Article ID: | iaor19991259 |
Country: | Netherlands |
Volume: | 98 |
Issue: | 2 |
Start Page Number: | 213 |
End Page Number: | 229 |
Publication Date: | Apr 1997 |
Journal: | European Journal of Operational Research |
Authors: | Thompson Russell G., Dharmapala P.S., Thrall Robert M., Brinkmann Emile, J., Gonzalez-Lima M.D. |
Keywords: | financial, performance, statistics: data envelopment analysis |
Several important DEA/AR concepts were applied here to banking for the first time. This application includes classification, sensitivity, uniqueness, linked cones (LCs), and profit ratios. Notably, large bank behavior seems to be explained better by profit ratios than by relative efficiency. Measures of DEA efficiency, AR efficiency, and LC profit ratios were made for a bank panel of the US's 100 largest banks in asset size from 1986 to 1991. High levels of inefficiency were found, as in previous studies. Classification of the DEA efficiency measures identified the inefficient decision-making units (DMUs) with some positive primal slacks.

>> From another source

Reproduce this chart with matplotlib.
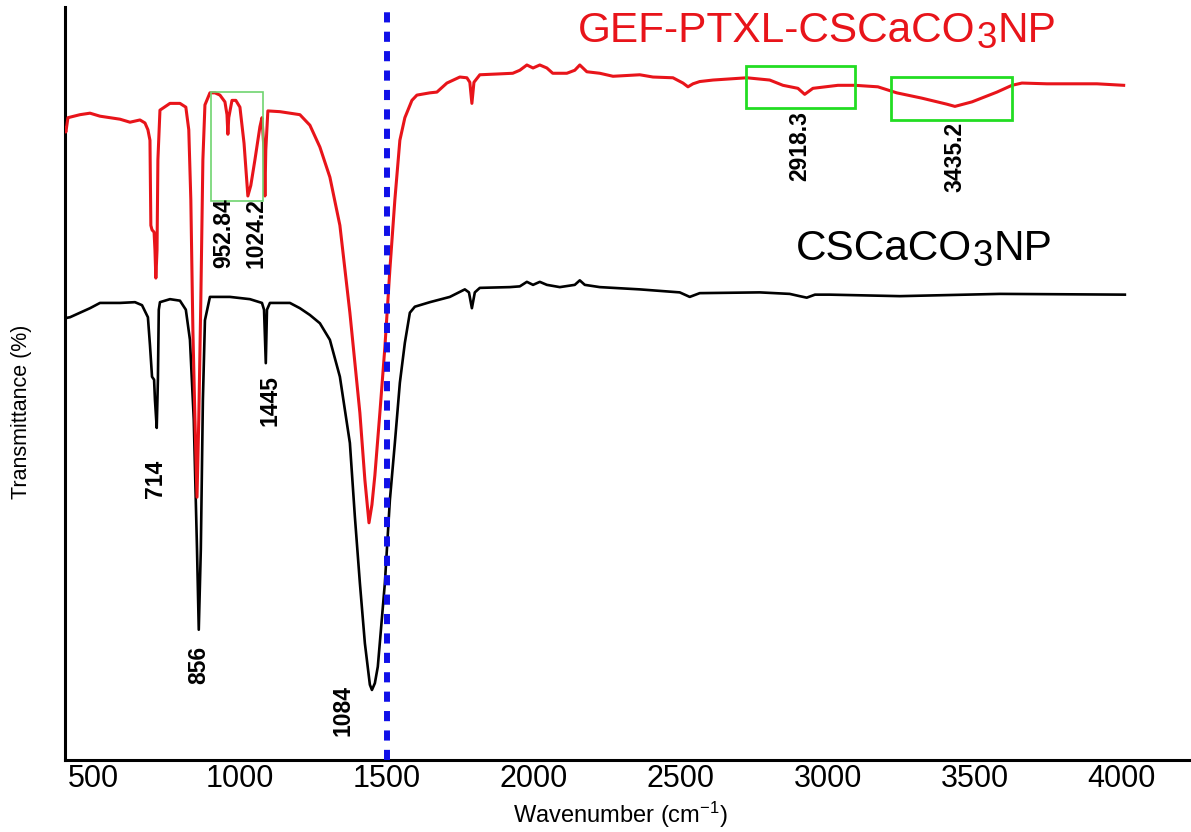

Sensitivity analysis of the DEA efficiency measures showed that the extreme-efficient classification was generally relatively insensitive to errors in the data. The ARs eliminated (i) 44% to 60% of the DEA-extreme-efficient DMUs and (ii) all of the banks with unprofitable actual profit ratios. Some statistical analyses highlight the superiority of the LC profit ratios, relative to the AR efficiency measures.